Borderers’ need for speed on internet yet to be met, but progress promised

Tweedbank Primary School pupils Sam McBarron, left, and Charlie Burns, both 10, at the DSSB event.
Tweedbank Primary School pupils Sam McBarron, left, and Charlie Burns, both 10, at the DSSB event.

Almost a fifth of Borderers are still waiting for their need for speed while using the internet to be met.

Nationwide, all but one in 20 households and businesses are said to have access to superfast broadband, but in the Borders the proportion of folk still waiting to get up to speed is more than 17%, almost one in five.

A meeting of Scottish Borders Council’s executive on Tuesday heard that the £428m Digital Scotland Superfast Broadband programme (DSSB), launched in 2014 to extend efficient internet access nationwide, is still falling well short of its target here.
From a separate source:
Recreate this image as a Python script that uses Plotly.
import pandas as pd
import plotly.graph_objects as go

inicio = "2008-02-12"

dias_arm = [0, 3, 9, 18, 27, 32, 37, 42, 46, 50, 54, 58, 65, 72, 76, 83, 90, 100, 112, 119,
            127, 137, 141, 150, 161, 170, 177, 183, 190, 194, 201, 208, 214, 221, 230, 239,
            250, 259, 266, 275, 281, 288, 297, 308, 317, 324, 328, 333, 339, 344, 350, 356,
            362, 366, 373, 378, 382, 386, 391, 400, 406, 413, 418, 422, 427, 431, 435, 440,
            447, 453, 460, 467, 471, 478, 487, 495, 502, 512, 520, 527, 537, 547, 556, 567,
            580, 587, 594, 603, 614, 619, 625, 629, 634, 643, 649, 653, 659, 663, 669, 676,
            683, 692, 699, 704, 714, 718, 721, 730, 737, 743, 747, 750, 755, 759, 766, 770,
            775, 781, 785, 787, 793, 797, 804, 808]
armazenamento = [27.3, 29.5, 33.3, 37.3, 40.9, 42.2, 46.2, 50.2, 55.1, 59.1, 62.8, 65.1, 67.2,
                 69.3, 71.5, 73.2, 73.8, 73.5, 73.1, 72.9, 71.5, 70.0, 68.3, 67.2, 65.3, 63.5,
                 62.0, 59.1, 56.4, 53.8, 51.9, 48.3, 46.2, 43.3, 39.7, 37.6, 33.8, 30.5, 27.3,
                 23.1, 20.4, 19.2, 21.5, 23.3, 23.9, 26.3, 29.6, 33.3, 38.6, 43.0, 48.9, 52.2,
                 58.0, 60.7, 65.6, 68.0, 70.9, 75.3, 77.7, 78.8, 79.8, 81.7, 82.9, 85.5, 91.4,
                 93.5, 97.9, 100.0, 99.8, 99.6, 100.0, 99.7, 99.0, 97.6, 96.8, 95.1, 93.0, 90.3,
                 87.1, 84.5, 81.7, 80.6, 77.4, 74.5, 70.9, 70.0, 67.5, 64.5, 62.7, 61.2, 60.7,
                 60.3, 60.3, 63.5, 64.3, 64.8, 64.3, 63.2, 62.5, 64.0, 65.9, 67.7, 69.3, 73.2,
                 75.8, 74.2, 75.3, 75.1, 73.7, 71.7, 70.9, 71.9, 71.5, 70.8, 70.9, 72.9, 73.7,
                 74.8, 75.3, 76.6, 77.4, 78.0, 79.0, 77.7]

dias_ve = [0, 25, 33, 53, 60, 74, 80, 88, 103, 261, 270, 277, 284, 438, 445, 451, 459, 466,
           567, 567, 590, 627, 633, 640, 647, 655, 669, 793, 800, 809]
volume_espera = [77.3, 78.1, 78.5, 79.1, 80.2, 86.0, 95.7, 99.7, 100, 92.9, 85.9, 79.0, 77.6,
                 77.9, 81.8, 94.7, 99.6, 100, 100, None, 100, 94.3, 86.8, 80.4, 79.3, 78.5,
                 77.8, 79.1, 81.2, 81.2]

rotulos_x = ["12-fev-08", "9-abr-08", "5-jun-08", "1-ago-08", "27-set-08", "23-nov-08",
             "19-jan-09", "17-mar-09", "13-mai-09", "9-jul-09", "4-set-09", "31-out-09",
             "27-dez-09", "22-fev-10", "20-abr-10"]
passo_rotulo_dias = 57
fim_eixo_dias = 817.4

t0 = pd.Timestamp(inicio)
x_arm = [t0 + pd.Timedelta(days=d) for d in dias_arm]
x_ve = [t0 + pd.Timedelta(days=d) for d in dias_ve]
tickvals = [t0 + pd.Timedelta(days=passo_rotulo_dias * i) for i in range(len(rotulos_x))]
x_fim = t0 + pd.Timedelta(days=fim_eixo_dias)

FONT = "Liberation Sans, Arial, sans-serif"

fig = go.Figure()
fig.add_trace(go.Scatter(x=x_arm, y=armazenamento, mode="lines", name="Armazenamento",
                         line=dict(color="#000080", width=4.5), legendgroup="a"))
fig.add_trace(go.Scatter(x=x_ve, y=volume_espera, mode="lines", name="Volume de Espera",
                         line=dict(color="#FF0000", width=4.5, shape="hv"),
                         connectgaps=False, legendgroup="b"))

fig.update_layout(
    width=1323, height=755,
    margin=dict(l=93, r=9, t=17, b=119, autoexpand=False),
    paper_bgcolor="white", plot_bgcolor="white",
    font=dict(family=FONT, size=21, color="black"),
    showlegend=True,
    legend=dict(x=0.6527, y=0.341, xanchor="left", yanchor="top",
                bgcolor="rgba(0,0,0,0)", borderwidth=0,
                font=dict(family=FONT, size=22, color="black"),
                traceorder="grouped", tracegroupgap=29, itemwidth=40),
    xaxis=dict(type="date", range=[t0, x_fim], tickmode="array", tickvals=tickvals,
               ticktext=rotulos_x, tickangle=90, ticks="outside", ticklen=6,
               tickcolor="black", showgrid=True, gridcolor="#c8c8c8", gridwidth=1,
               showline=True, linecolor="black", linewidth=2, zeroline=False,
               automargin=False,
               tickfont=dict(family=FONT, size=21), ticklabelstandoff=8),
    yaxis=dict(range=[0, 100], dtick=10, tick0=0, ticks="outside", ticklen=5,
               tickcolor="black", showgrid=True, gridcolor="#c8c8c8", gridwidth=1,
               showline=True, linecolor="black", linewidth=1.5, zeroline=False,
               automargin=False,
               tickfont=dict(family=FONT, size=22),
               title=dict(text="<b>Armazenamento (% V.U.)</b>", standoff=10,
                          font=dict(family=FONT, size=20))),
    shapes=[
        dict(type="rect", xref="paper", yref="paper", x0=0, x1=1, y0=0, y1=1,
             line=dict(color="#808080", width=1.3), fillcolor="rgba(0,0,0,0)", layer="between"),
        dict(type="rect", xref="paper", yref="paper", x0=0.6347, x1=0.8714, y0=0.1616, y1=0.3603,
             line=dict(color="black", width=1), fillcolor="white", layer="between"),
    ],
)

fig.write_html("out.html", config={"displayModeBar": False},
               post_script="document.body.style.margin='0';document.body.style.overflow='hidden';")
Figures provided by DSSB in September showed that new service provision had been enabled for just 82.7% of premises here, 31,800 in total.

It is now aiming to get just short of 95% of properties here hooked up by the end of the year, the same percentage the rest of the country is said to have reached already.
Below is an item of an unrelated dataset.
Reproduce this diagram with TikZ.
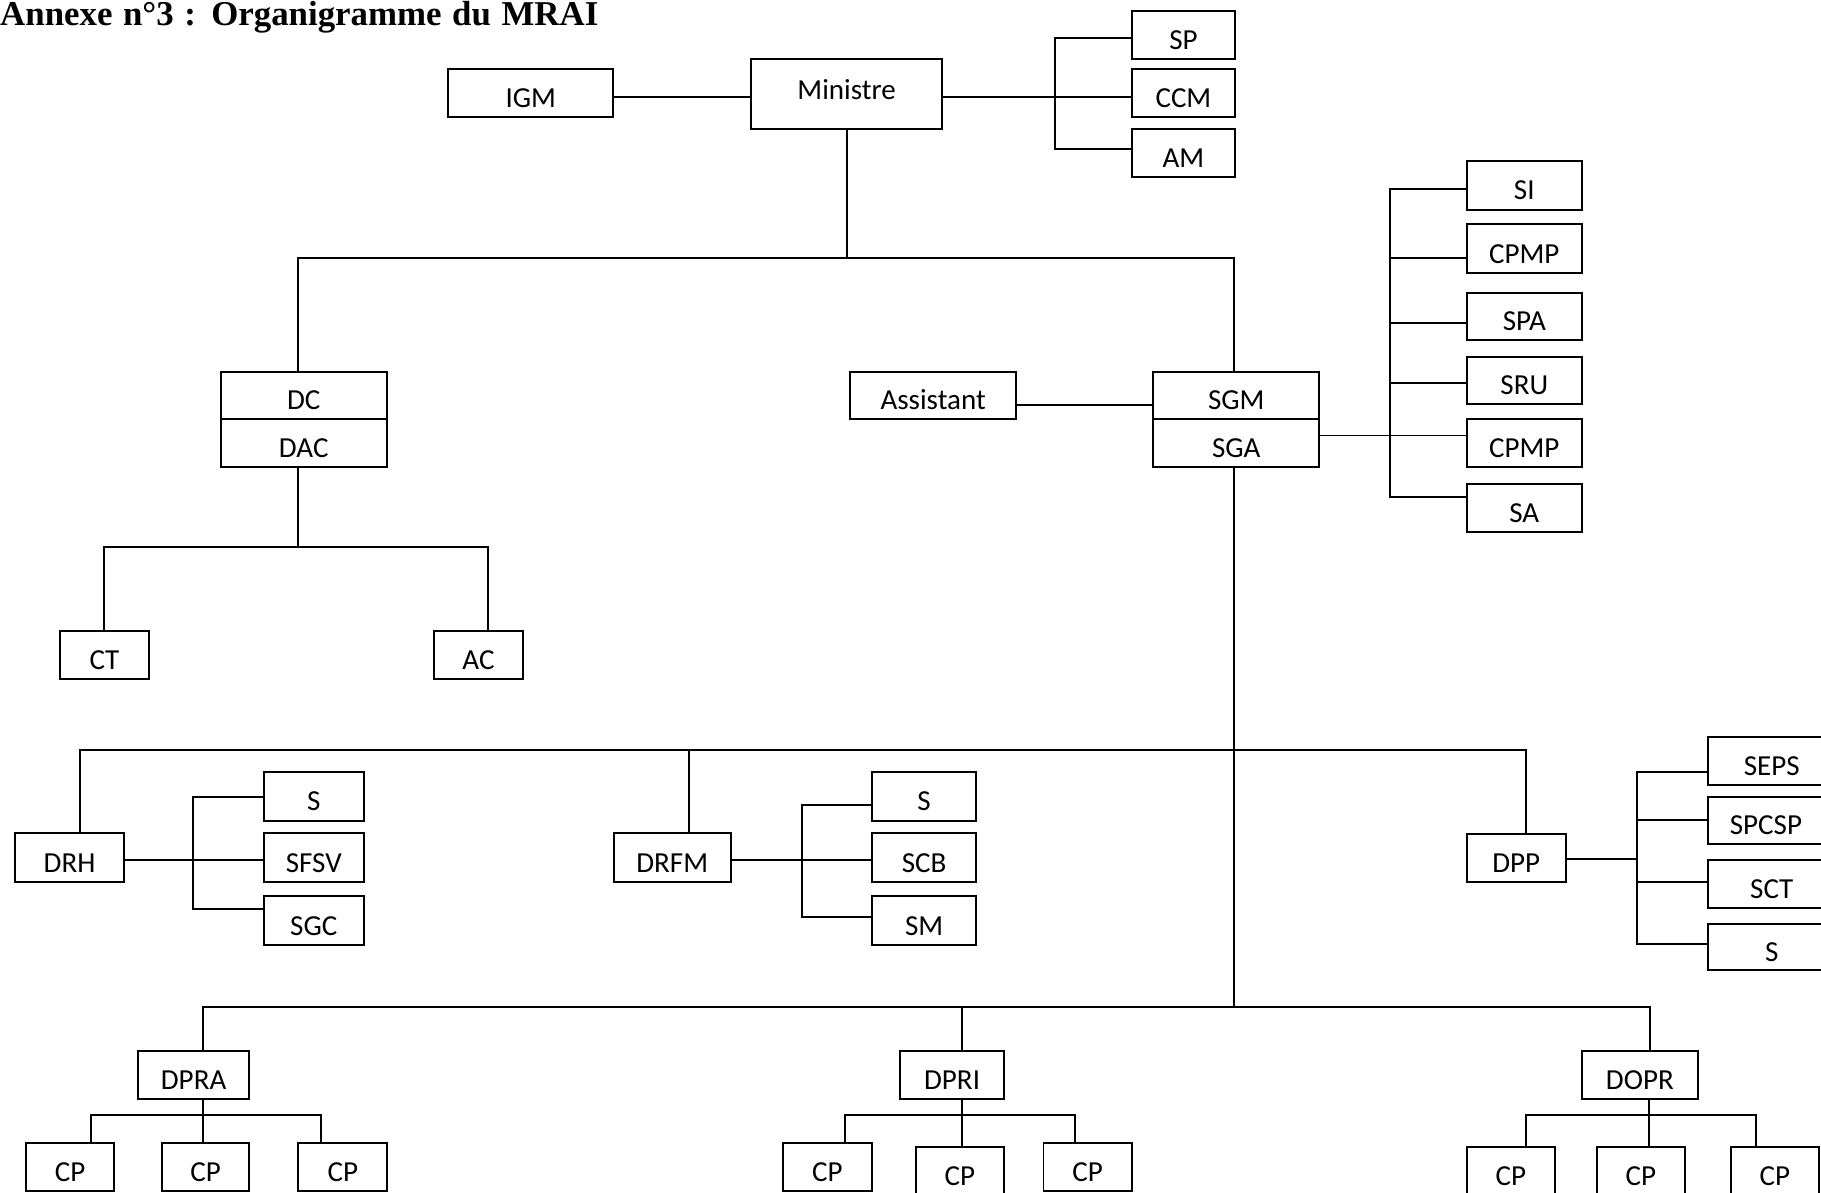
\documentclass[tikz,border=0pt]{standalone}
\usepackage{fontspec}
\setmainfont{Carlito}
\newfontfamily\titlefont{Liberation Serif}
\begin{document}
\begin{tikzpicture}[x=1pt,y=-1pt,
  box/.style={draw, line width=1.7pt, inner sep=0pt, text height=25pt, text depth=0pt,
    font=\fontsize{25}{30}\selectfont},
  conn/.style={line width=1.7pt}]
\fill[white] (0,0) rectangle (1568,1027);
\useasboundingbox (0,0) rectangle (1568,1027);

% title
\node[anchor=base west, inner sep=0pt, font=\titlefont\bfseries\fontsize{30}{34}\selectfont] (title) at (0,22)
  {\makebox[515pt][s]{Annexe n°3 : Organigramme du MRAI}};

% top level
\node[box, minimum width=142pt, minimum height=42pt] (IGM) at (457,80) {IGM};
\node[box, minimum width=164pt, minimum height=60pt, text height=9pt] (Min) at (729,81) {Ministre};
\node[box, minimum width=88pt, minimum height=41.3pt] (SP) at (1019,30.2) {SP};
\node[box, minimum width=88pt, minimum height=41.6pt] (CCM) at (1019,80.2) {CCM};
\node[box, minimum width=88pt, minimum height=41pt] (AM) at (1019,131.5) {AM};

% second level
\node[box, minimum width=143pt, minimum height=41pt] (DC) at (261.5,340.5) {DC};
\node[box, minimum width=143pt, minimum height=41pt] (DAC) at (261.5,381.5) {DAC};
\node[box, minimum width=76pt, minimum height=42pt] (CT) at (90,564) {CT};
\node[box, minimum width=76pt, minimum height=42pt] (AC) at (412,564) {AC};
\node[box, minimum width=143pt, minimum height=41pt] (Asst) at (803.5,340.5) {Assistant};
\node[box, minimum width=143pt, minimum height=41pt] (SGM) at (1064.5,340.5) {SGM};
\node[box, minimum width=143pt, minimum height=41pt] (SGA) at (1064.5,381.5) {SGA};

\node[box, minimum width=99pt, minimum height=42pt] (SI) at (1312.5,159.7) {SI};
\node[box, minimum width=99pt, minimum height=42pt] (CPMPa) at (1312.5,214) {CPMP};
\node[box, minimum width=99pt, minimum height=41pt] (SPA) at (1312.5,272.5) {SPA};
\node[box, minimum width=99pt, minimum height=40.4pt] (SRU) at (1312.5,327.6) {SRU};
\node[box, minimum width=99pt, minimum height=41pt] (CPMPb) at (1312.5,381.4) {CPMP};
\node[box, minimum width=99pt, minimum height=41pt] (SA) at (1312.5,437.5) {SA};

% third level
\node[box, minimum width=93.3pt, minimum height=42pt] (DRH) at (59.9,738.5) {DRH};
\node[box, minimum width=85.7pt, minimum height=42pt] (Sh) at (270.2,685.7) {S};
\node[box, minimum width=85.7pt, minimum height=42pt] (SFSV) at (270.2,738.5) {SFSV};
\node[box, minimum width=85.7pt, minimum height=42pt] (SGC) at (270.2,792.6) {SGC};

\node[box, minimum width=101pt, minimum height=42pt] (DRFM) at (578.8,738.5) {DRFM};
\node[box, minimum width=90pt, minimum height=42pt] (Sf) at (795.7,685.7) {S};
\node[box, minimum width=90pt, minimum height=42pt] (SCB) at (795.7,738.5) {SCB};
\node[box, minimum width=90pt, minimum height=42pt] (SM) at (795.7,792.6) {SM};

\node[box, minimum width=85.6pt, minimum height=41.4pt] (DPP) at (1305.6,738.5) {DPP};
\node[box, minimum width=110pt, minimum height=41pt] (SEPS) at (1525.6,655.4) {SEPS};
\node[box, minimum width=100pt, minimum height=40.7pt] (SPCSP) at (1520.6,706.3) {SPCSP};
\node[box, minimum width=110pt, minimum height=41.5pt] (SCT) at (1525.6,761.2) {SCT};
\node[box, minimum width=110pt, minimum height=39.6pt] (Sp) at (1525.6,815.4) {S};

% fourth level
\node[box, minimum width=96pt, minimum height=41.4pt] (DPRA) at (166.7,925.9) {DPRA};
\node[box, minimum width=75.8pt, minimum height=41pt] (CPa1) at (60.3,1005) {CP};
\node[box, minimum width=75.5pt, minimum height=41pt] (CPa2) at (177,1005) {CP};
\node[box, minimum width=76.6pt, minimum height=41pt] (CPa3) at (295.2,1005) {CP};

\node[box, minimum width=89.7pt, minimum height=41.4pt] (DPRI) at (819.8,925.9) {DPRI};
\node[box, minimum width=76.4pt, minimum height=41pt] (CPi1) at (712.5,1005) {CP};
\node[box, minimum width=75pt, minimum height=41pt] (CPi2) at (826.6,1008.5) {CP};
\node[box, minimum width=76.2pt, minimum height=41pt] (CPi3) at (936.6,1005) {CP};

\node[box, minimum width=100pt, minimum height=41.4pt] (DOPR) at (1412,925.9) {DOPR};
\node[box, minimum width=76pt, minimum height=41pt] (CPo1) at (1301,1008.5) {CP};
\node[box, minimum width=75.7pt, minimum height=41pt] (CPo2) at (1412.9,1008.5) {CP};
\node[box, minimum width=75.5pt, minimum height=41pt] (CPo3) at (1528.3,1008.5) {CP};

% junction coordinates
\coordinate (mbT) at (908,32.4);
\coordinate (mbB) at (908,128.3);
\coordinate (tbL) at (256.5,222);
\coordinate (tbR) at (1062.5,222);
\coordinate (dbL) at (89.5,471);
\coordinate (dbR) at (420,471);
\coordinate (sbT) at (1197,163);
\coordinate (sbB) at (1197,428);
\coordinate (mbusL) at (68.6,645.5);
\coordinate (mbusR) at (1314,645.5);
\coordinate (mbusM) at (593.6,645.5);
\coordinate (hbT) at (165.8,686);
\coordinate (hbB) at (165.8,782.4);
\coordinate (fbT) at (690.3,692.8);
\coordinate (fbB) at (690.3,789.3);
\coordinate (pbT) at (1409.8,664.4);
\coordinate (pbB) at (1409.8,812.8);
\coordinate (bbL) at (175.2,867.3);
\coordinate (bbM) at (828,867.3);
\coordinate (bbR) at (1420.5,867.3);
\coordinate (raL) at (78,960);
\coordinate (raR) at (276.4,960);
\coordinate (riL) at (727.6,960);
\coordinate (riR) at (925.5,960);
\coordinate (roL) at (1314,960);
\coordinate (roR) at (1512,960);

% connectors: top
\draw[conn] (IGM.east |- 0,83.5) -- (Min.west |- 0,83.5);
\draw[conn] (Min.east |- 0,83.5) -- (CCM.west |- 0,83.5);
\draw[conn] (SP.west |- mbT) -- (mbT) -- (mbB) -- (AM.west |- mbB);
\draw[conn] (Min.south) -- (Min.south |- tbL);
\draw[conn] (DC.north -| tbL) |- (tbR) -- (SGM.north -| tbR);

% DC / DAC
\draw[conn] (DAC.south -| tbL) -- (tbL |- dbL);
\draw[conn] (CT.north -| dbL) |- (dbR) -- (AC.north -| dbR);

% Assistant
\draw[conn] (Asst.east |- 0,349) -- (SGM.west |- 0,349);

% SGA right
\draw[conn] (SGA.east |- 0,375) -- (CPMPb.west |- 0,375);
\draw[conn] (SI.west |- sbT) -- (sbT) -- (sbB) -- (SA.west |- sbB);
\draw[conn] (sbT |- 0,222) -- (CPMPa.west |- 0,222);
\draw[conn] (sbT |- 0,278) -- (SPA.west |- 0,278);
\draw[conn] (sbT |- 0,330) -- (SRU.west |- 0,330);

% SGA down
\draw[conn] (SGA.south -| tbR) -- (tbR |- bbL);
\draw[conn] (DRH.north -| mbusL) |- (mbusR) -- (DPP.north -| mbusR);
\draw[conn] (DRFM.north -| mbusM) -- (mbusM);

% DRH
\draw[conn] (DRH.east |- 0,740.5) -- (SFSV.west |- 0,740.5);
\draw[conn] (Sh.west |- hbT) -- (hbT) -- (hbB) -- (SGC.west |- hbB);

% DRFM
\draw[conn] (DRFM.east |- 0,740.5) -- (SCB.west |- 0,740.5);
\draw[conn] (Sf.west |- fbT) -- (fbT) -- (fbB) -- (SM.west |- fbB);

% DPP
\draw[conn] (DPP.east |- 0,739.6) -- (pbT |- 0,739.6);
\draw[conn] (SEPS.west |- pbT) -- (pbT) -- (pbB) -- (Sp.west |- pbB);
\draw[conn] (pbT |- 0,706) -- (SPCSP.west |- 0,706);
\draw[conn] (pbT |- 0,759.2) -- (SCT.west |- 0,759.2);

% bottom bus
\draw[conn] (DPRA.north -| bbL) |- (bbR) -- (DOPR.north -| bbR);
\draw[conn] (DPRI.north -| bbM) -- (bbM);

% DPRA
\draw[conn] (DPRA.south -| bbL) -- (CPa2.north -| bbL);
\draw[conn] (CPa1.north -| raL) |- (raR) -- (CPa3.north -| raR);

% DPRI
\draw[conn] (DPRI.south -| bbM) -- (CPi2.north -| bbM);
\draw[conn] (CPi1.north -| riL) |- (riR) -- (CPi3.north -| riR);

% DOPR
\draw[conn] (DOPR.south -| 1420,0) -- (CPo2.north -| 1420,0);
\draw[conn] (CPo1.north -| roL) |- (roR) -- (CPo3.north -| roR);
\end{tikzpicture}
\end{document}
The aim after that, thanks a new £600m Scottish Government-funded programme called Reaching 100%, is to deliver superfast broadband access for every property in the country by the end of 2021.
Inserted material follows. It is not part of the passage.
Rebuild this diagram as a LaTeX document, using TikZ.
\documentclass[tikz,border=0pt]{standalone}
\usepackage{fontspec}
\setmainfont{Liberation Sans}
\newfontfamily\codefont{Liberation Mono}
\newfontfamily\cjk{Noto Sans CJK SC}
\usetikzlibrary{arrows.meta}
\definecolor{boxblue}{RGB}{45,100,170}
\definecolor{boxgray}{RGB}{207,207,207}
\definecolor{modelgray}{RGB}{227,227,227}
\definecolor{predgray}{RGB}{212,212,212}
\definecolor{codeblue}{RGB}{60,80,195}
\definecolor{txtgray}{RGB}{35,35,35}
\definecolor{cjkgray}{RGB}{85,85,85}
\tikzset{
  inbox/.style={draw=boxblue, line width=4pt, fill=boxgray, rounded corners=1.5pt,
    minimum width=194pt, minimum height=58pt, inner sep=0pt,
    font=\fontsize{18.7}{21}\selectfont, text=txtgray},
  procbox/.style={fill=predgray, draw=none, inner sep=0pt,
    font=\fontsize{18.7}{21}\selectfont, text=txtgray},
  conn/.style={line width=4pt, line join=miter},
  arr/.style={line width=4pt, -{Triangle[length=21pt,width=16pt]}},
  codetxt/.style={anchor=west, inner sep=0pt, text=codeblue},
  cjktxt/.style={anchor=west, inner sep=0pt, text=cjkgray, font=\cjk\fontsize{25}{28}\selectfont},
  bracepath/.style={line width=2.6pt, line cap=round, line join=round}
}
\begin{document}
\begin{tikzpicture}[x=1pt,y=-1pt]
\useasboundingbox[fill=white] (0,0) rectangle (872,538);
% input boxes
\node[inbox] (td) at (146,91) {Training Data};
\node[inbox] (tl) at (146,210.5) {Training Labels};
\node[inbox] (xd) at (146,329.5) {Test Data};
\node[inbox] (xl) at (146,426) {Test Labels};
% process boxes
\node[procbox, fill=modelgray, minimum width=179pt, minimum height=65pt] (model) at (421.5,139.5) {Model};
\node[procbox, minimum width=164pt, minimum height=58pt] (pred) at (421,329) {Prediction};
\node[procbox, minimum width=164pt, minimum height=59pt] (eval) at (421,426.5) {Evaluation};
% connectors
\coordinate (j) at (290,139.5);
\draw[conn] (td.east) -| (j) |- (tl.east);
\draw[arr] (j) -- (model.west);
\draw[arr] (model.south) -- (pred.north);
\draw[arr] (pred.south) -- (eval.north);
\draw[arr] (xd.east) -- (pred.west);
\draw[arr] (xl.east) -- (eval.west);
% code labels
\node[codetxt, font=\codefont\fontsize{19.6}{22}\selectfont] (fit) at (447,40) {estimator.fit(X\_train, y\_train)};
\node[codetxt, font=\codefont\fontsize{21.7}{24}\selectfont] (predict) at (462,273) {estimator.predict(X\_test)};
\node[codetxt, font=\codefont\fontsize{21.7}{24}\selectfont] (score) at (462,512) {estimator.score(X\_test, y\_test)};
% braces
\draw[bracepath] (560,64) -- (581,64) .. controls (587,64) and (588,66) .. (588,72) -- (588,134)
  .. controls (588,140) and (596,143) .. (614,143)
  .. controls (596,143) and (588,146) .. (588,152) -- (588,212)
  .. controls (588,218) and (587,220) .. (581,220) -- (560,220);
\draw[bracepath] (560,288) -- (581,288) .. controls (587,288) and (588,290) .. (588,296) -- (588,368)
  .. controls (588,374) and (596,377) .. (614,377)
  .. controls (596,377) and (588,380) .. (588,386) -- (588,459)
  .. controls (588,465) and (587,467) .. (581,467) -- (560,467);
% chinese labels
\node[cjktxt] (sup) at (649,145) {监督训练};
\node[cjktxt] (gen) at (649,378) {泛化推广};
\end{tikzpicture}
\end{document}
Kelso and district councillor Tom Weatherston told this week’s meeting: “The biggest issue in rural communities is the lack of a timescale. People really want to know when they will get it, and I think they feel left in the dark. The more information we can give rural communities about the timescale of this the better.”

Bryan McGrath, the council’s chief economic development officer, told councillors: “Digital connectivity is critical to the economic development and competitiveness of the Borders.

“Scottish Borders Council has contributed significantly to the rollout of the Scottish Government’s DSSB programme, spending £8.4m over two years to help extend the rollout as far as possible in the Borders.

“Although progress is being made in delivering the DSSB programme, there remain a number of challenging issues to be addressed in relation to providing superfast broadband services across the Borders.

“One of the key issues is that although a home or business may be connected to the new fibre-enabled technology, if they are located too far from the cabinet or exchange, then it is likely that there will be no improvement in their broadband service.”

A further 12% of Borders premises are expected to get up to speed by the end of 2018, with the remaining 5% to follow by three years after that, though, and DSSB staged an event at Tweedbank railway station, also on Tuesday, to mark the progress it has made so far and aspires to build on over the next four years.

Representatives of the DSSB team were joined at the station by Mid Berwickshire councillor Mark Rowley, the council’s executive member for business and economic development, and pupils from nearby Tweedbank Primary School to celebrate increased fibre availability along the Borders Railway route.

“In just over two years, the Borders Railway has had a significant positive impact on the area, and we are dedicated to maximising the economic impacts of the route,” said Mr Rowley.

“The availability of superfast broadband along the Borders Railway corridor is vital to businesses who may be looking to establish themselves here or people wanting to move and utilise the railway for business and pleasure.

“The DSSB programme is increasingly delivering vital broadband infrastructure to more communities across the Borders.

“We do, however, recognise that not all Borders residents will benefit from this programme, or still face slow speeds, and we continue to work hard with a range of partners, pushing them hard to improve digital connectivity for residents and businesses across the region.”

Alyson Weir, headteacher at Tweedbank Primary, said: “It was fantastic to see our pupils involved in helping to celebrate the latest fibre broadband across the Scottish Borders.

“It was a great opportunity for them to see the amount of hard work that’s involved in connecting up communities.”

DSSB programme director Sara Budge added: “It is fantastic to see fibre broadband benefiting local residents and businesses along the length of the Borders Railway route.

“I would like to thank Mark Rowley and senior pupils from Tweedbank Primary School for joining us to celebrate that fact that, together with Borders Railway, we are making Scotland more connected.”